▽

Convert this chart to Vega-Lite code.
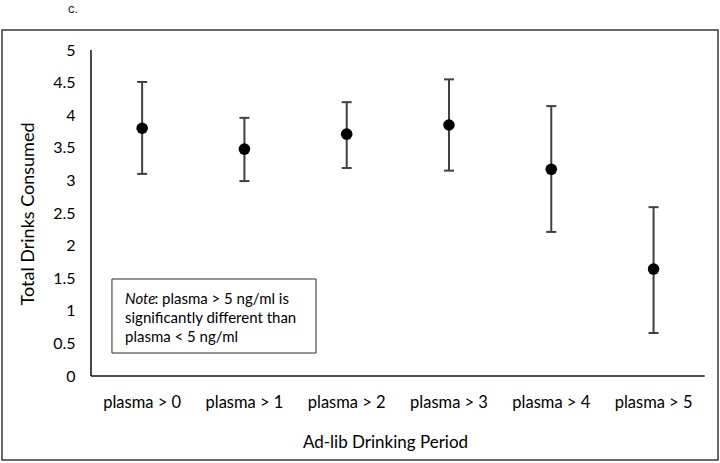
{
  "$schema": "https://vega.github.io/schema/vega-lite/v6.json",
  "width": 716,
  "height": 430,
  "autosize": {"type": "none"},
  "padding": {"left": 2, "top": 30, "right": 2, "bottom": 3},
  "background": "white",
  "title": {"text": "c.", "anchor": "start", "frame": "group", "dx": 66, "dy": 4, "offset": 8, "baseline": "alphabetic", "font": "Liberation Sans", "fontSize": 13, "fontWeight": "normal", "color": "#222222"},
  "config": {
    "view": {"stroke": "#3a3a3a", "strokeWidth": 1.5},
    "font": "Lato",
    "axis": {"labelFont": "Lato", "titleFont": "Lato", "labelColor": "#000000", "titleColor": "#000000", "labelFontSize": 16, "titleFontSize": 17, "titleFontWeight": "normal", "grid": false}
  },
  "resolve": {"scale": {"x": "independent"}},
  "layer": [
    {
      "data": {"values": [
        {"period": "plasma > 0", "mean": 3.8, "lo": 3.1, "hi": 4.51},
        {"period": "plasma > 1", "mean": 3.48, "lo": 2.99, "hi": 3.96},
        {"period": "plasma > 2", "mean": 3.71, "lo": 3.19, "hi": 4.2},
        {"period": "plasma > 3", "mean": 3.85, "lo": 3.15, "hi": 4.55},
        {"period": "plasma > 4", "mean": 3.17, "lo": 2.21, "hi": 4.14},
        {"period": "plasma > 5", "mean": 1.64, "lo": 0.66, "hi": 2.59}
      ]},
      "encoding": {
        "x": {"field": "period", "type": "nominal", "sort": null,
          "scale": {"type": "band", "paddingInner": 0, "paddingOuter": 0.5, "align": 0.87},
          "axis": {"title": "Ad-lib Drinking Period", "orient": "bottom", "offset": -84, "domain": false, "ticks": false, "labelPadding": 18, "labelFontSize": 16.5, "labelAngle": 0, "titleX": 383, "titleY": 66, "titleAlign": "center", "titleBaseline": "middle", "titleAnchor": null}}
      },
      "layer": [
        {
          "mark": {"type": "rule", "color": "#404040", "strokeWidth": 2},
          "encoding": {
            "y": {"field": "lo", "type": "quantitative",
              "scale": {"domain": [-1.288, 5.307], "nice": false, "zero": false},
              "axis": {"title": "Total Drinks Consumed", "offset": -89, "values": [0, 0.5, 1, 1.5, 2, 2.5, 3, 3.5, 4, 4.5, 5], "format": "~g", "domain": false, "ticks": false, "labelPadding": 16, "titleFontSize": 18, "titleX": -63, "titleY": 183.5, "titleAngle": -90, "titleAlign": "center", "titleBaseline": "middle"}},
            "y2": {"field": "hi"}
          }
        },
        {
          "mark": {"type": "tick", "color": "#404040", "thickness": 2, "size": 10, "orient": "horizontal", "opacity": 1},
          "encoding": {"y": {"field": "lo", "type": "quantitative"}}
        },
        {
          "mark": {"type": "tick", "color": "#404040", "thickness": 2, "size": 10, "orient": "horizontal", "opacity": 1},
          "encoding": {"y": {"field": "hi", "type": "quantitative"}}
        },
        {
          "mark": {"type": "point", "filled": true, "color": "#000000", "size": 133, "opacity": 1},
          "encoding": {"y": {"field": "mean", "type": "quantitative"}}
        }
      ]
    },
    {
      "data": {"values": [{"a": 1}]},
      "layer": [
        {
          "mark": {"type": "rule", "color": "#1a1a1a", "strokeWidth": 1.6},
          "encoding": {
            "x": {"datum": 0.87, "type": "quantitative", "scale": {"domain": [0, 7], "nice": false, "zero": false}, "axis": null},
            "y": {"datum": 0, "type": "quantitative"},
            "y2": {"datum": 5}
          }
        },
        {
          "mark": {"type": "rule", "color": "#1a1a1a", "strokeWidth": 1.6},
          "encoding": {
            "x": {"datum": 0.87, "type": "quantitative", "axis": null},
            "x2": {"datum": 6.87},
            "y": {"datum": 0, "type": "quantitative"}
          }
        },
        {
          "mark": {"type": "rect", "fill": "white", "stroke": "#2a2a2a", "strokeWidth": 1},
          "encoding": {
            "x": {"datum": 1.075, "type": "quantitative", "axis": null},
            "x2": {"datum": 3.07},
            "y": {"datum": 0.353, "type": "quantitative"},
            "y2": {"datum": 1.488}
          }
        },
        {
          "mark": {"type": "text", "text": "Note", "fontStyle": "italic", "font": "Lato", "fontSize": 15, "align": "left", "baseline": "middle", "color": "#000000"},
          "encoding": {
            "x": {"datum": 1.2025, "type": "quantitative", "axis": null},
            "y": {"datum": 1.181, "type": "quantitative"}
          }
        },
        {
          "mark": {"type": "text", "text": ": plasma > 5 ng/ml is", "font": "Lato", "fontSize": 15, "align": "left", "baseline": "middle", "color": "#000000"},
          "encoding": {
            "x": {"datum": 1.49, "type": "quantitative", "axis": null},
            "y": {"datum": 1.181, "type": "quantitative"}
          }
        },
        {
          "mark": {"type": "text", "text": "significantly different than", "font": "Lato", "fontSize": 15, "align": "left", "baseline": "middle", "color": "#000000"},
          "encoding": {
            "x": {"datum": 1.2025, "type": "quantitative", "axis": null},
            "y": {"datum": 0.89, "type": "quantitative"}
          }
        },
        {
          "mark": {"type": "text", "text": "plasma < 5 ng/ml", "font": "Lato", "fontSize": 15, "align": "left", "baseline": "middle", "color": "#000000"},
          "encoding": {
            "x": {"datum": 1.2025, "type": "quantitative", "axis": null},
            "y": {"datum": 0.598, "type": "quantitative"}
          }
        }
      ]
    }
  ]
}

△

**WHAT THIS TASK INVOLVES**
Without including any pictures, print all of the material exactly as given.

**SOLUTION BELOW**
Convert this chart to Vega-Lite code.
{
  "$schema": "https://vega.github.io/schema/vega-lite/v6.json",
  "width": 716,
  "height": 430,
  "autosize": {"type": "none"},
  "padding": {"left": 2, "top": 30, "right": 2, "bottom": 3},
  "background": "white",
  "title": {"text": "c.", "anchor": "start", "frame": "group", "dx": 66, "dy": 4, "offset": 8, "baseline": "alphabetic", "font": "Liberation Sans", "fontSize": 13, "fontWeight": "normal", "color": "#222222"},
  "config": {
    "view": {"stroke": "#3a3a3a", "strokeWidth": 1.5},
    "font": "Lato",
    "axis": {"labelFont": "Lato", "titleFont": "Lato", "labelColor": "#000000", "titleColor": "#000000", "labelFontSize": 16, "titleFontSize": 17, "titleFontWeight": "normal", "grid": false}
  },
  "resolve": {"scale": {"x": "independent"}},
  "layer": [
    {
      "data": {"values": [
        {"period": "plasma > 0", "mean": 3.8, "lo": 3.1, "hi": 4.51},
        {"period": "plasma > 1", "mean": 3.48, "lo": 2.99, "hi": 3.96},
        {"period": "plasma > 2", "mean": 3.71, "lo": 3.19, "hi": 4.2},
        {"period": "plasma > 3", "mean": 3.85, "lo": 3.15, "hi": 4.55},
        {"period": "plasma > 4", "mean": 3.17, "lo": 2.21, "hi": 4.14},
        {"period": "plasma > 5", "mean": 1.64, "lo": 0.66, "hi": 2.59}
      ]},
      "encoding": {
        "x": {"field": "period", "type": "nominal", "sort": null,
          "scale": {"type": "band", "paddingInner": 0, "paddingOuter": 0.5, "align": 0.87},
          "axis": {"title": "Ad-lib Drinking Period", "orient": "bottom", "offset": -84, "domain": false, "ticks": false, "labelPadding": 18, "labelFontSize": 16.5, "labelAngle": 0, "titleX": 383, "titleY": 66, "titleAlign": "center", "titleBaseline": "middle", "titleAnchor": null}}
      },
      "layer": [
        {
          "mark": {"type": "rule", "color": "#404040", "strokeWidth": 2},
          "encoding": {
            "y": {"field": "lo", "type": "quantitative",
              "scale": {"domain": [-1.288, 5.307], "nice": false, "zero": false},
              "axis": {"title": "Total Drinks Consumed", "offset": -89, "values": [0, 0.5, 1, 1.5, 2, 2.5, 3, 3.5, 4, 4.5, 5], "format": "~g", "domain": false, "ticks": false, "labelPadding": 16, "titleFontSize": 18, "titleX": -63, "titleY": 183.5, "titleAngle": -90, "titleAlign": "center", "titleBaseline": "middle"}},
            "y2": {"field": "hi"}
          }
        },
        {
          "mark": {"type": "tick", "color": "#404040", "thickness": 2, "size": 10, "orient": "horizontal", "opacity": 1},
          "encoding": {"y": {"field": "lo", "type": "quantitative"}}
        },
        {
          "mark": {"type": "tick", "color": "#404040", "thickness": 2, "size": 10, "orient": "horizontal", "opacity": 1},
          "encoding": {"y": {"field": "hi", "type": "quantitative"}}
        },
        {
          "mark": {"type": "point", "filled": true, "color": "#000000", "size": 133, "opacity": 1},
          "encoding": {"y": {"field": "mean", "type": "quantitative"}}
        }
      ]
    },
    {
      "data": {"values": [{"a": 1}]},
      "layer": [
        {
          "mark": {"type": "rule", "color": "#1a1a1a", "strokeWidth": 1.6},
          "encoding": {
            "x": {"datum": 0.87, "type": "quantitative", "scale": {"domain": [0, 7], "nice": false, "zero": false}, "axis": null},
            "y": {"datum": 0, "type": "quantitative"},
            "y2": {"datum": 5}
          }
        },
        {
          "mark": {"type": "rule", "color": "#1a1a1a", "strokeWidth": 1.6},
          "encoding": {
            "x": {"datum": 0.87, "type": "quantitative", "axis": null},
            "x2": {"datum": 6.87},
            "y": {"datum": 0, "type": "quantitative"}
          }
        },
        {
          "mark": {"type": "rect", "fill": "white", "stroke": "#2a2a2a", "strokeWidth": 1},
          "encoding": {
            "x": {"datum": 1.075, "type": "quantitative", "axis": null},
            "x2": {"datum": 3.07},
            "y": {"datum": 0.353, "type": "quantitative"},
            "y2": {"datum": 1.488}
          }
        },
        {
          "mark": {"type": "text", "text": "Note", "fontStyle": "italic", "font": "Lato", "fontSize": 15, "align": "left", "baseline": "middle", "color": "#000000"},
          "encoding": {
            "x": {"datum": 1.2025, "type": "quantitative", "axis": null},
            "y": {"datum": 1.181, "type": "quantitative"}
          }
        },
        {
          "mark": {"type": "text", "text": ": plasma > 5 ng/ml is", "font": "Lato", "fontSize": 15, "align": "left", "baseline": "middle", "color": "#000000"},
          "encoding": {
            "x": {"datum": 1.49, "type": "quantitative", "axis": null},
            "y": {"datum": 1.181, "type": "quantitative"}
          }
        },
        {
          "mark": {"type": "text", "text": "significantly different than", "font": "Lato", "fontSize": 15, "align": "left", "baseline": "middle", "color": "#000000"},
          "encoding": {
            "x": {"datum": 1.2025, "type": "quantitative", "axis": null},
            "y": {"datum": 0.89, "type": "quantitative"}
          }
        },
        {
          "mark": {"type": "text", "text": "plasma < 5 ng/ml", "font": "Lato", "fontSize": 15, "align": "left", "baseline": "middle", "color": "#000000"},
          "encoding": {
            "x": {"datum": 1.2025, "type": "quantitative", "axis": null},
            "y": {"datum": 0.598, "type": "quantitative"}
          }
        }
      ]
    }
  ]
}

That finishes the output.